The situation is that established civil servants recruited prior to 6 April 1995 do not pay a personal pension contribution, though in most cases they are required to pay a contribution towards dependant benefits amounting to 1.5% of pay.
Established civil servants recruited on or after 6 April 1995 do pay a personal pension contribution, amounting to 1.5% of pay and 3.5% of net pay (defined as pay less twice the rate of Contributory State Pension). They are also subject to a 1.5% contribution towards dependant benefits.
The introduction in 1995 of contributions towards personal pension benefits for new-joiner established civil servants (appointed on or after 6 April 1995) carried an entitlement to being fully-insured under the Social Welfare system (i.e. they pay full PRSI). This means their pensions are integrated with the State contributory pension (meaning in particular that the calculation of their civil service pension reflects an offset in respect of assumed entitlement to the State contributory pension). By contrast, pre-1995 civil servants who in general pay a lower modified rate of social insurance, do not qualify for most social welfare benefits and receive occupational pensions which are not integrated with the State contributory pension.

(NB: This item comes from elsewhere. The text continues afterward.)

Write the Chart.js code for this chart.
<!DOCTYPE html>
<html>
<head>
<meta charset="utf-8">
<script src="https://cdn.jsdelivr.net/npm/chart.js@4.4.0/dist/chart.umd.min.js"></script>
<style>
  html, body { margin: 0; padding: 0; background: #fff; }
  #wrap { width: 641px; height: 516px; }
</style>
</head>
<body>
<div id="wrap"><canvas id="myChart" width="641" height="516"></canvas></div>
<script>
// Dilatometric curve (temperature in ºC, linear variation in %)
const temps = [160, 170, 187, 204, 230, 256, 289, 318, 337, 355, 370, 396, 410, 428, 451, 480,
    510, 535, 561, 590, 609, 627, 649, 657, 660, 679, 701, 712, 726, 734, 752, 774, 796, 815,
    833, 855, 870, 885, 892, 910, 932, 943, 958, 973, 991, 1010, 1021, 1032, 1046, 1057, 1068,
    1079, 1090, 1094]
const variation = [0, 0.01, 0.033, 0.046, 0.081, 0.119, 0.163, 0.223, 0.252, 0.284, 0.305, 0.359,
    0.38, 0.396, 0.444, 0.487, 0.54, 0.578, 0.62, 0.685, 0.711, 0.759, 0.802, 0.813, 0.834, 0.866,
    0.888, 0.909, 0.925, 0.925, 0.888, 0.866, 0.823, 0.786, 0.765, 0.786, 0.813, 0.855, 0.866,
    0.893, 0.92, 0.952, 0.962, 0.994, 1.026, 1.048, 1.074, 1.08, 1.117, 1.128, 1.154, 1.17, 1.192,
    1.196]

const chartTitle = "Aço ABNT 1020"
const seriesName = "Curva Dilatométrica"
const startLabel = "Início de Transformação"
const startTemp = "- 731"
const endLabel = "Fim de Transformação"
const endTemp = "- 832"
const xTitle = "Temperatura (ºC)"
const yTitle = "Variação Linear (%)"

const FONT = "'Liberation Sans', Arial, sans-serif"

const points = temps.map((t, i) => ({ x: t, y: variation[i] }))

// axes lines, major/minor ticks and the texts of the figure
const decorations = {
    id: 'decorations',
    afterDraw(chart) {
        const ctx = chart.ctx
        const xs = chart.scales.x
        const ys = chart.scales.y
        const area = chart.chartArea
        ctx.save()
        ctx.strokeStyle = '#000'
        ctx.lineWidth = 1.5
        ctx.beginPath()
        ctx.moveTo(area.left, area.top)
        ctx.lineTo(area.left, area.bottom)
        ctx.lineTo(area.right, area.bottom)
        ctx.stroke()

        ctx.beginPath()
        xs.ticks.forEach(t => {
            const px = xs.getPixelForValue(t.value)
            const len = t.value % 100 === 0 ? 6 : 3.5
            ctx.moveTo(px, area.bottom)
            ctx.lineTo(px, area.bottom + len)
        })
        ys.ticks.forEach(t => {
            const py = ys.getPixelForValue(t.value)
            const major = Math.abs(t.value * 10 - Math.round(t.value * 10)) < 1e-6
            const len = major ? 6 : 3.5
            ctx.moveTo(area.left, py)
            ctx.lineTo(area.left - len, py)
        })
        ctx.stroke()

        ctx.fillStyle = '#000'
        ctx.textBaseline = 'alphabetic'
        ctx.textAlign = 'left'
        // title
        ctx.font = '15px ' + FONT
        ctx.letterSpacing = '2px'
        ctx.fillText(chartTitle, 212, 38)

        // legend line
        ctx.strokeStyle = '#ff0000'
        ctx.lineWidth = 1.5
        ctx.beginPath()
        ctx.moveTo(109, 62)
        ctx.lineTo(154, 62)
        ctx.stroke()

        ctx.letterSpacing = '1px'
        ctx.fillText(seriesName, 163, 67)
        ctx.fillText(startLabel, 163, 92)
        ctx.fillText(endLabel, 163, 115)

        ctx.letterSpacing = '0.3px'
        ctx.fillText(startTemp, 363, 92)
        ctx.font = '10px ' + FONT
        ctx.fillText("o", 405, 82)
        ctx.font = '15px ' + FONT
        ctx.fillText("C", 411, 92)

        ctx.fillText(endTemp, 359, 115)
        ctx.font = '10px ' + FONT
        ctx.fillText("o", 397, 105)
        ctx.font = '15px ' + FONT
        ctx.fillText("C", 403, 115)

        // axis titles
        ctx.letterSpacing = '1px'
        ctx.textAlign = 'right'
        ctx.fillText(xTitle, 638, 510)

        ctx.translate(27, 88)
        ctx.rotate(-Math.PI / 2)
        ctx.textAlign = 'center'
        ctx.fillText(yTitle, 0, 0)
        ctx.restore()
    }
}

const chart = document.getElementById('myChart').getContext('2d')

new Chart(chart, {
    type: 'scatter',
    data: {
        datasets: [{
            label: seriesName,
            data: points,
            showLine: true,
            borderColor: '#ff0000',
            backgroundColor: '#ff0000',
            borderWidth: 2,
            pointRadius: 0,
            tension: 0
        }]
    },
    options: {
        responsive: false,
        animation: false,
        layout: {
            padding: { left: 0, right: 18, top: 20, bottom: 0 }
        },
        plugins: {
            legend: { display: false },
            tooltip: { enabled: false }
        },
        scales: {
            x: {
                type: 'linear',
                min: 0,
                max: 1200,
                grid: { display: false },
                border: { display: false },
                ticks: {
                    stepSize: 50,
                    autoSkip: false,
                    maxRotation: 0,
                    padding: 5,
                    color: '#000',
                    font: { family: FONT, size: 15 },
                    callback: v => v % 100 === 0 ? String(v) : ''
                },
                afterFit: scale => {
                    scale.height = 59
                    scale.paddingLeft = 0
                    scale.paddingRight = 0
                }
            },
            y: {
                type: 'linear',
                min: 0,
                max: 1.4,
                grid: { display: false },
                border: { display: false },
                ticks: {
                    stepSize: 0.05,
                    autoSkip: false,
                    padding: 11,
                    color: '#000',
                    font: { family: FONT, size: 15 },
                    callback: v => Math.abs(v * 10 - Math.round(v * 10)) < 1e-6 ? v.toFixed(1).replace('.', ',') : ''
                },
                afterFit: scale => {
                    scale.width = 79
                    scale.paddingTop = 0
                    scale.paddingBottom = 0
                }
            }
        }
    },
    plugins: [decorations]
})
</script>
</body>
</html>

USC is charged on all occupational pensions, both public and private sector, whereas social welfare pensions are exempt. While the State contributory pension portion of the post 1995 civil servants pensions is exempt from USC, the same rules apply to the occupational portion of their pension that apply to everybody else in receipt of an occupational pension.
As you may be aware, delivering on a commitment in the Programme for Government, the USC was reviewed by the Department of Finance in the lead up to Budget 2012. The report is available at www.finance.gov.ie. As a result of the review of the USC, the Government decided in Budget 2012 to increase the entry point to the Universal Social Charge from €4,004 to €10,036 per annum. It is estimated that this removed almost 330,000 individuals from the charge.
The review also examined the impact of the USC on public sector pensioners and set out a number of options to address this matter, including an option to apply USC to the State pension which it was estimated would have yielded €330 million at a time when the public finances were under severe pressure. It was also estimated that to treat non-integrated public sector pensions as exempt from USC would have cost €90 million. On consideration it was decided that to implement the latter would undermine the principle of USC being applied to as wide a base as practicable and that the cost would have to be made up elsewhere at a time when other sectors of society were already being asked to accept a series of onerous expenditure cutbacks.